What do the max/min thing mean? Basically, what is the first paragraph telling me? Thanks for any help.
• Apr 9th 2010, 12:33 PM
Drexel28
Quote:

Originally Posted by sfspitfire23
If $\displaystyle f:I\rightarrow R$ and $\displaystyle g: \rightarrow R$ are any functions defined on $\displaystyle I$, then we can form new functions $\displaystyle max\{f,g\}(x)=max\{f(x),g(x)\}$ for all $\displaystyle x\in I$, and similarly for $\displaystyle min\{f,g\}$

I'm asked to sketch a graph of $\displaystyle max\{f,g\}$ and $\displaystyle min\{f,g}$ if $\displaystyle f(x)=sin x$ and $\displaystyle g(x)=cos x$ on $\displaystyle I=[-2\pi , 2\pi ]$

What do the max/min thing mean? Basically, what is the first paragraph telling me? Thanks for any help.

If $\displaystyle f,g:X\to\mathbb{R}$ then, $\displaystyle f\wedge g=\frac{f+g-|f-g|}{2}$ and $\displaystyle f\vee g=\frac{f+g+|f-g|}{2}$

P.S. common notation $\displaystyle f\vee g=\min\{f,g\}$ and simlilarly for the other. What it means is "take the bigger value of $\displaystyle f$ or $\displaystyle g$ at x"
• Apr 9th 2010, 03:36 PM
sfspitfire23
Quote:

Originally Posted by Drexel28
If $\displaystyle f,g:X\to\mathbb{R}$ then, $\displaystyle f\wedge g=\frac{f+g-|f-g|}{2}$ and $\displaystyle f\vee g=\frac{f+g+|f-g|}{2}$

P.S. common notation $\displaystyle f\vee g=\min\{f,g\}$ and simlilarly for the other. What it means is "take the bigger value of $\displaystyle f$ or $\displaystyle g$ at x"

Thank you Drexel. However, I'm having trouble seeing where you got $\displaystyle f\wedge g=\frac{f+g-|f-g|}{2}$ and $\displaystyle f\vee g=\frac{f+g+|f-g|}{2}$. If you could explain to me how these came to be? (something with the definition of continuity? I haven't gotten to any value theorems yet)
• Apr 9th 2010, 03:46 PM
Drexel28
Quote:

Originally Posted by sfspitfire23
Thank you Drexel. However, I'm having trouble seeing where you got $\displaystyle f\wedge g=\frac{f+g-|f-g|}{2}$ and $\displaystyle f\vee g=\frac{f+g+|f-g|}{2}$. If you could explain to me how these came to be? (something with the definition of continuity? I haven't gotten to any value theorems yet)

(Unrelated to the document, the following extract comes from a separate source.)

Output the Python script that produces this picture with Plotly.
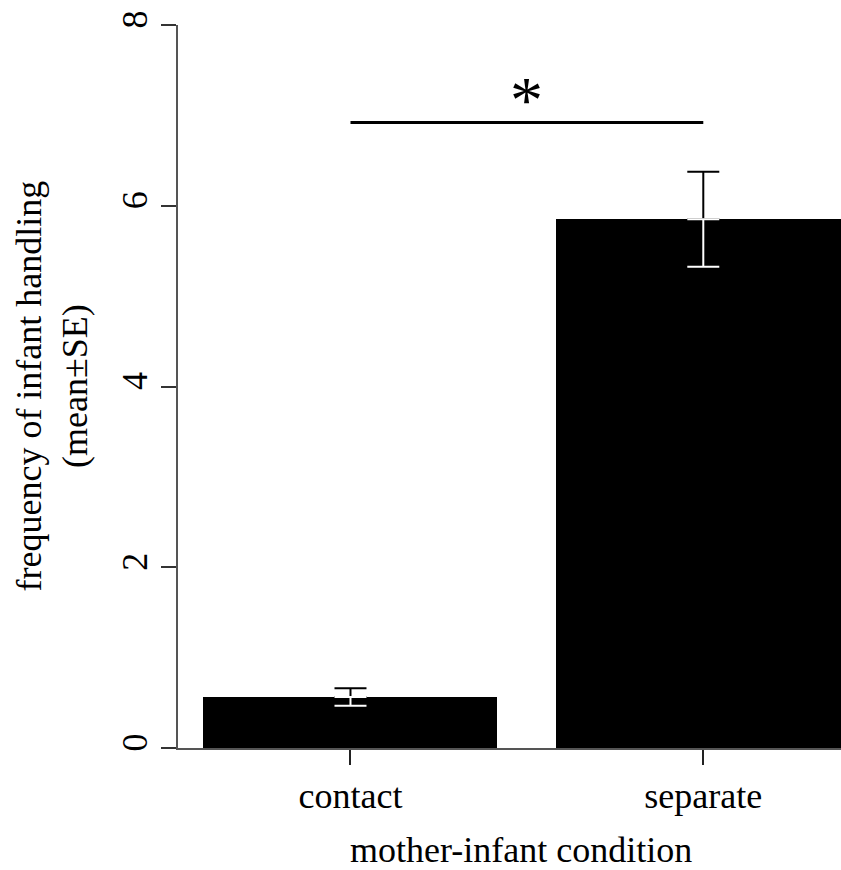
import plotly.graph_objects as go

# Infant handling frequency by mother-infant condition (mean ± SE)
categories = ["contact", "separate"]
means = [0.565, 5.85]
se = [0.097, 0.525]

# significance bracket between the two conditions
sig_level = 6.92
sig_label = "*"
sig_label_level = 7.27

y_ticks = [0, 2, 4, 6, 8]

# bar layout in the style of R's barplot(): unit width, 0.2 spacing
bar_width = 1.0
bar_space = 0.2
mids = [bar_space + bar_width / 2 + i * (bar_width + bar_space) for i in range(len(categories))]

FONT = "Liberation Serif, Times New Roman, serif"
AXIS_GREY = "#555555"

fig = go.Figure()

fig.add_trace(go.Bar(
    x=mids, y=means, width=bar_width,
    marker=dict(color="black", line=dict(width=0)),
    showlegend=False, hoverinfo="skip",
))

# upper half of each error bar in black, lower half (inside the bar) in white
fig.add_trace(go.Scatter(
    x=mids, y=means, mode="markers",
    marker=dict(size=1, color="rgba(0,0,0,0)"),
    error_y=dict(type="data", symmetric=False, array=se, arrayminus=[0] * len(se),
                 color="black", thickness=2, width=16),
    showlegend=False, hoverinfo="skip",
))
fig.add_trace(go.Scatter(
    x=mids, y=means, mode="markers",
    marker=dict(size=1, color="rgba(0,0,0,0)"),
    error_y=dict(type="data", symmetric=False, array=[0] * len(se), arrayminus=se,
                 color="white", thickness=2, width=16),
    showlegend=False, hoverinfo="skip",
))

# significance line
fig.add_trace(go.Scatter(
    x=[mids[0], mids[1]], y=[sig_level, sig_level], mode="lines",
    line=dict(color="black", width=3),
    showlegend=False, hoverinfo="skip",
))

fig.add_annotation(
    x=(mids[0] + mids[1]) / 2, y=sig_label_level, xref="x", yref="y",
    text=sig_label, showarrow=False, font=dict(family=FONT, size=66, color="black"),
    xanchor="center", yanchor="middle", yshift=-9,
)

# axis titles
fig.add_annotation(
    x=-0.19, y=0.5, xref="paper", yref="paper",
    text="frequency of infant handling<br>(mean±SE)", textangle=-90,
    showarrow=False, font=dict(family=FONT, size=36, color="black"),
    xanchor="center", yanchor="middle",
)
fig.add_annotation(
    x=0.5173, y=-0.1416, xref="paper", yref="paper",
    text="mother-infant condition",
    showarrow=False, font=dict(family=FONT, size=36, color="black"),
    xanchor="center", yanchor="middle",
)

fig.update_layout(
    width=841, height=870,
    margin=dict(l=178, r=0, t=25, b=122),
    paper_bgcolor="white", plot_bgcolor="white",
    font=dict(family=FONT, size=36, color="black"),
    bargap=0,
    xaxis=dict(
        range=[0.1133, 2.3684],
        tickmode="array", tickvals=mids, ticktext=categories,
        ticks="outside", ticklen=15, tickwidth=1.5, tickcolor="#222222",
        showline=True, linecolor=AXIS_GREY, linewidth=2,
        showgrid=False, zeroline=False,
        tickfont=dict(family=FONT, size=36, color="black"),
    ),
    yaxis=dict(
        range=[0, 8],
        tickmode="array", tickvals=y_ticks, ticktext=[str(v) for v in y_ticks],
        tickangle=-90,
        ticks="outside", ticklen=15, tickwidth=1.5, tickcolor="#333333",
        showline=True, linecolor=AXIS_GREY, linewidth=2,
        showgrid=False, zeroline=False,
        tickfont=dict(family=FONT, size=36, color="black"),
    ),
)

fig.write_html("out.html")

No. That's the definition of min and max. Just try it out. "If $\displaystyle f$ is bigger than $\displaystyle f=\max\{f,g\}=\frac{f+g+|f-g|}{2}=\frac{f+g+f-g}{2}=\frac{2f}{2}=f$..."
• Apr 9th 2010, 04:19 PM
sfspitfire23
I guess this is a hole in my Analysis. How would you derive f+g+|f-g|/2 from max{f,g}? Thank you for your patience...I'm trying to pick up on it
• Apr 9th 2010, 04:23 PM
Drexel28
Quote:

Originally Posted by sfspitfire23
I guess this is a hole in my Analysis. How would you derive f+g+|f-g|/2 from max{f,g}? Thank you for your patience...I'm trying to pick up on it

I just told you.

$\displaystyle \max\{f,g\}=\begin{cases}f(x) &\mbox{if} \quad f(x)\geqslant g(x) \\ g(x) & \mbox{if} \quad g(x)\geqslant f(x)\end{cases}$.

If $\displaystyle f(x)\geqslant g(x)$ then $\displaystyle f(x)-g(x)\geqslant 0$ and so [tex]|f(x)-g(x)|=f(x)-g(x)[/math\ so $\displaystyle \frac{f+g+|f-g|}{2}=\frac{f+g+f-g}{2}=\frac{2f}{2}=f$. If $\displaystyle g(x)\geqslant f(x)$ then $\displaystyle |f-g|=|g-f|=g-f$ and so $\displaystyle \frac{f+g+|f-g|}{2}=\frac{f+g+g-f}{2}=\frac{2g}{2}=g$